What was your first day on the job like?

It was a very memorable first day of graduate induction. It was the first formal graduate program at T+T and the company wanted to make sure the grads were well equipped for the coming years. There were about 30 in my cohort, and we spent two days learning all about the company, the people, and getting to know each other – after all, we’re each other’s best support system. It was as informative as it was entertaining, from presentations from the leadership board, to a competitive team cooking challenge.

Can you share a little about your day-to-day tasks?

I work with numerous project managers on their projects. As an environmental engineer, I’ve mostly been working with the waste infrastructure team on things like:

    • Landfill design – landfill closure design including capping, management of stormwater and landfill gas
    • Closed landfill management – monitoring and reporting on the 100+ closed landfills in the region
    • Landfill gas management – monitoring, modelling and reporting on landfill emissions in relation to the New Zealand Emissions Trading Scheme

I’ve also been getting involved in water projects such as:

    • Considering the different options and design of the ‘three waters’ management project (the New Zealand government is reviewing how to improve the regulation and supply arrangements of drinking water, wastewater and stormwater)
    • Dam safety management
    • Hydrology

What are you looking forward to most in your career?

I’m looking forward to seeing projects come to life. I want to be able to go into a community, get to know the residents, and talk about how a project I’ve worked on has made a positive impact on their lives.

I’ve come to learn that being an engineer is so much more than doing calculations and writing reports. It’s an outcomes-focused industry where we use these calculations and designs to help people or the environment. Then we have to communicate how we can solve problems together.

What are your long term ambitions and goals?

I can’t say I’ve found my one true long term ambition. I like to set shorter term goals, and at the moment, one of my goals is to experience as much as I can to find what I’m truly passionate about.

Do you have any advice or top tips for anyone considering becoming an engineer or applying for their first job?

When applying for your first job, I think it’s really important to research the companies that you are interested in. Find out what kind of projects they work on, find out what the company culture is like, ask about the support for graduates / junior engineers. It’s important to work where your values align, and especially for a first job, it’s important to join a company that will be supportive of your learning and development.

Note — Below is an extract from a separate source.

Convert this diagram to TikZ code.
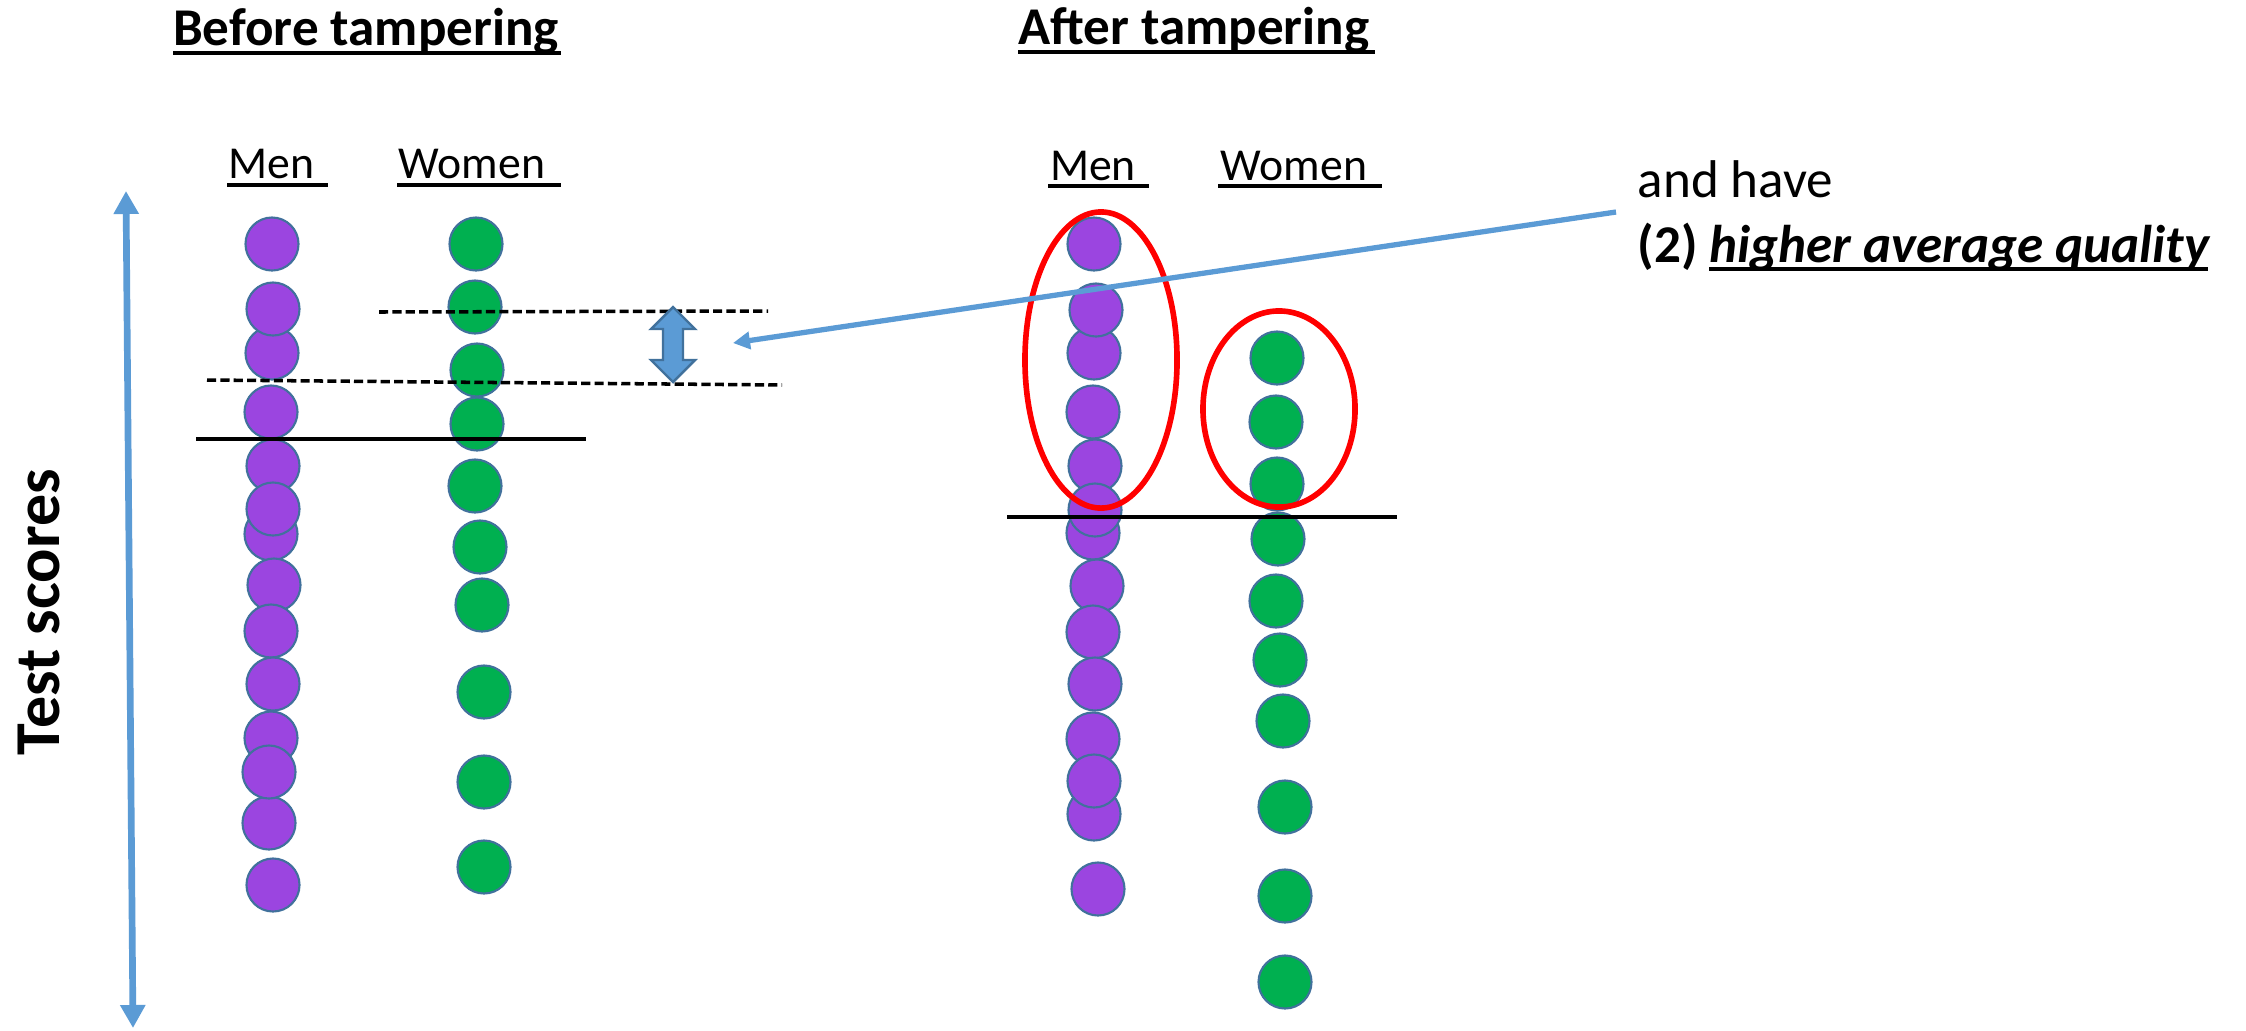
\documentclass[tikz,border=0pt]{standalone}
\usepackage{fontspec}
\setmainfont{Carlito}
\usetikzlibrary{arrows.meta,shapes.geometric}
\definecolor{mpurple}{RGB}{155,69,224}
\definecolor{mgreen}{RGB}{0,176,80}
\definecolor{edgeblue}{RGB}{65,113,156}
\definecolor{lightblue}{RGB}{91,155,213}
\tikzset{
  mcirc/.style={circle, draw=edgeblue, line width=0.6pt, fill=mpurple, minimum size=0.53cm, inner sep=0pt},
  wcirc/.style={circle, draw=edgeblue, line width=0.6pt, fill=mgreen, minimum size=0.53cm, inner sep=0pt},
  titletext/.style={font=\fontsize{15.1}{18}\selectfont\bfseries, anchor=base, inner sep=0pt},
  grptext/.style={font=\fontsize{13}{15}\selectfont, anchor=base, inner sep=0pt},
  titleline/.style={black, line width=1.2pt},
  grpline/.style={black, line width=0.95pt},
  cutline/.style={black, line width=1.35pt},
  dashline/.style={black, line width=1pt, dash pattern=on 2.6pt off 1.2pt},
  ring/.style={ellipse, draw=red, line width=1.6pt, inner sep=0pt},
  pointer/.style={lightblue, line width=1.5pt, -{Triangle[length=0.17cm,width=0.17cm]}},
  axis/.style={lightblue, line width=1.9pt, {Triangle[length=0.23cm,width=0.24cm]}-{Triangle[length=0.23cm,width=0.24cm]}}
}
\begin{document}
\begin{tikzpicture}[x=0.01cm,y=-0.01cm]
\useasboundingbox[fill=white] (0,0) rectangle (2246,1030);

% titles
\node[titletext] (tb) at (366,45) {Before tampering};
\draw[titleline] (173,53) -- (561,53);
\node[titletext] (ta) at (1194,44) {After tampering};
\draw[titleline] (1018,52) -- (1375,52);

% group labels
\node[grptext] (bmen) at (271.5,178) {Men};
\draw[grpline] (227,185) -- (328,185);
\node[grptext] (bwom) at (472,178) {Women};
\draw[grpline] (397,185) -- (561,185);
\node[grptext] (amen) at (1093,180) {Men};
\draw[grpline] (1048,186) -- (1149,186);
\node[grptext] (awom) at (1294,180) {Women};
\draw[grpline] (1218,186) -- (1382,186);

% axis
\node[rotate=90, inner sep=0pt, font=\fontsize{18.2}{22}\selectfont\bfseries] (ylab) at (39,612) {Test scores};
\coordinate (axtop) at (126,191);
\coordinate (axbot) at (133,1028);
\draw[axis] (axbot) -- (axtop);

% before: men
\node[mcirc] (bm1) at (272,244) {};
\node[mcirc] (bm3) at (272,353) {};
\node[mcirc] (bm2) at (273,309) {};
\node[mcirc] (bm4) at (271,412) {};
\node[mcirc] (bm5) at (273,466) {};
\node[mcirc] (bm7) at (271,534) {};
\node[mcirc] (bm6) at (273,509) {};
\node[mcirc] (bm8) at (274,585) {};
\node[mcirc] (bm9) at (271,631) {};
\node[mcirc] (bm10) at (273,684) {};
\node[mcirc] (bm11) at (271,738) {};
\node[mcirc] (bm13) at (269,823) {};
\node[mcirc] (bm12) at (269,772) {};
\node[mcirc] (bm14) at (273,885) {};
% before: women
\node[wcirc] (bw1) at (476,244) {};
\node[wcirc] (bw2) at (475,307) {};
\node[wcirc] (bw3) at (477,370) {};
\node[wcirc] (bw4) at (477,424) {};
\node[wcirc] (bw5) at (475,486) {};
\node[wcirc] (bw6) at (480,547) {};
\node[wcirc] (bw7) at (482,605) {};
\node[wcirc] (bw8) at (484,692) {};
\node[wcirc] (bw9) at (484,782) {};
\node[wcirc] (bw10) at (484,867) {};

% before: lines
\coordinate (cbL) at (196,439); \coordinate (cbR) at (586,439);
\draw[cutline] (cbL) -- (cbR);
\coordinate (dAL) at (379,312); \coordinate (dAR) at (768,311);
\draw[dashline] (dAL) -- (dAR);
\coordinate (dBL) at (207,380); \coordinate (dBR) at (782,385);
\draw[dashline] (dBL) -- (dBR);

% double block arrow
\draw[fill=lightblue, draw=edgeblue, line width=0.7pt, line join=miter]
  (673,307) -- (695,329) -- (683,329) -- (683,360) -- (695,360) -- (673,382)
  -- (651,360) -- (663,360) -- (663,329) -- (651,329) -- cycle;

% after: men
\node[mcirc] (am1) at (1094,244) {};
\node[mcirc] (am3) at (1094,353) {};
\node[mcirc] (am2) at (1096,310) {};
\node[mcirc] (am4) at (1093,412) {};
\node[mcirc] (am5) at (1095,466) {};
\node[mcirc] (am7) at (1093,533) {};
\node[mcirc] (am6) at (1095,510) {};
\node[mcirc] (am8) at (1097,586) {};
\node[mcirc] (am9) at (1093,632) {};
\node[mcirc] (am10) at (1095,684) {};
\node[mcirc] (am11) at (1093,739) {};
\node[mcirc] (am13) at (1094,814) {};
\node[mcirc] (am12) at (1094,781) {};
\node[mcirc] (am14) at (1098,889) {};
% after: women
\node[wcirc] (aw1) at (1277,358) {};
\node[wcirc] (aw2) at (1276,422) {};
\node[wcirc] (aw3) at (1277,484) {};
\node[wcirc] (aw4) at (1278,539) {};
\node[wcirc] (aw5) at (1276,601) {};
\node[wcirc] (aw6) at (1280,660) {};
\node[wcirc] (aw7) at (1283,721) {};
\node[wcirc] (aw8) at (1285,807) {};
\node[wcirc] (aw9) at (1285,896) {};
\node[wcirc] (aw10) at (1285,982) {};

% after: line and rings
\coordinate (caL) at (1007,517); \coordinate (caR) at (1397,517);
\draw[cutline] (caL) -- (caR);
\node[ring, minimum width=1.52cm, minimum height=2.96cm] (ringM) at (1101,360) {};
\node[ring, minimum width=1.52cm, minimum height=1.96cm] (ringW) at (1279,409) {};

% annotation
\node[anchor=base west, inner sep=0pt, font=\fontsize{15.1}{18}\selectfont] (note1) at (1637,197) {and have};
\node[anchor=base west, inner sep=0pt, font=\fontsize{15.1}{18}\selectfont\bfseries] (note2) at (1637,262) {(2) \textit{higher average quality}};
\draw[black, line width=1.05pt] (1709,269) -- (2208,269);
\coordinate (ptrS) at (1616,212);
\coordinate (ptrE) at (733,343);
\draw[pointer] (ptrS) -- (ptrE);
\end{tikzpicture}
\end{document}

Did you do work experience or an internship, and would you recommend this?

Yes, as part of our BE (Hons) we are required to do 800 hours of practical work hours. I spent two summers working full time as an Intern Engineer at Auckland Council. I definitely recommend doing an internship during your semester breaks, or even part-time during the semester. I feel there’s a gap between what we learn at university, and what we jump into when we start working as graduates. Doing an internship fills that gap – we can get an insight into the engineering industry so we can hit the ground running as grads.

What do you wish you knew before starting your first job?

To understand learning doesn’t stop once you’ve left university; you keep learning on the job so continue to have an open mind and keep learning. The earlier we understand that, the less frustrating it is when we don’t know all the tools of the trade straight away.

New Zealand doesn’t have an IGS chapter but you still keep up with IGS initiatives?

Yes! I have attended IGS events after hearing about them from Jonathan Shamrock, my senior at T+T who is Vice President of the Australasian Chapter of the IGS.

I attend IGS webinars as ‘lunch and learns’ with our waste infrastructure team. There are a lot of technicalities in the webinars that I don’t understand immediately, but they have still been very valuable to me to see what technology and applications are out there. The post-webinar discussions among the attendees are also great.

Any final thoughts?

I think it’s great that the IGS is so proactive in the industry and in the education sector. I would have loved to have learnt more about geosynthetics earlier on.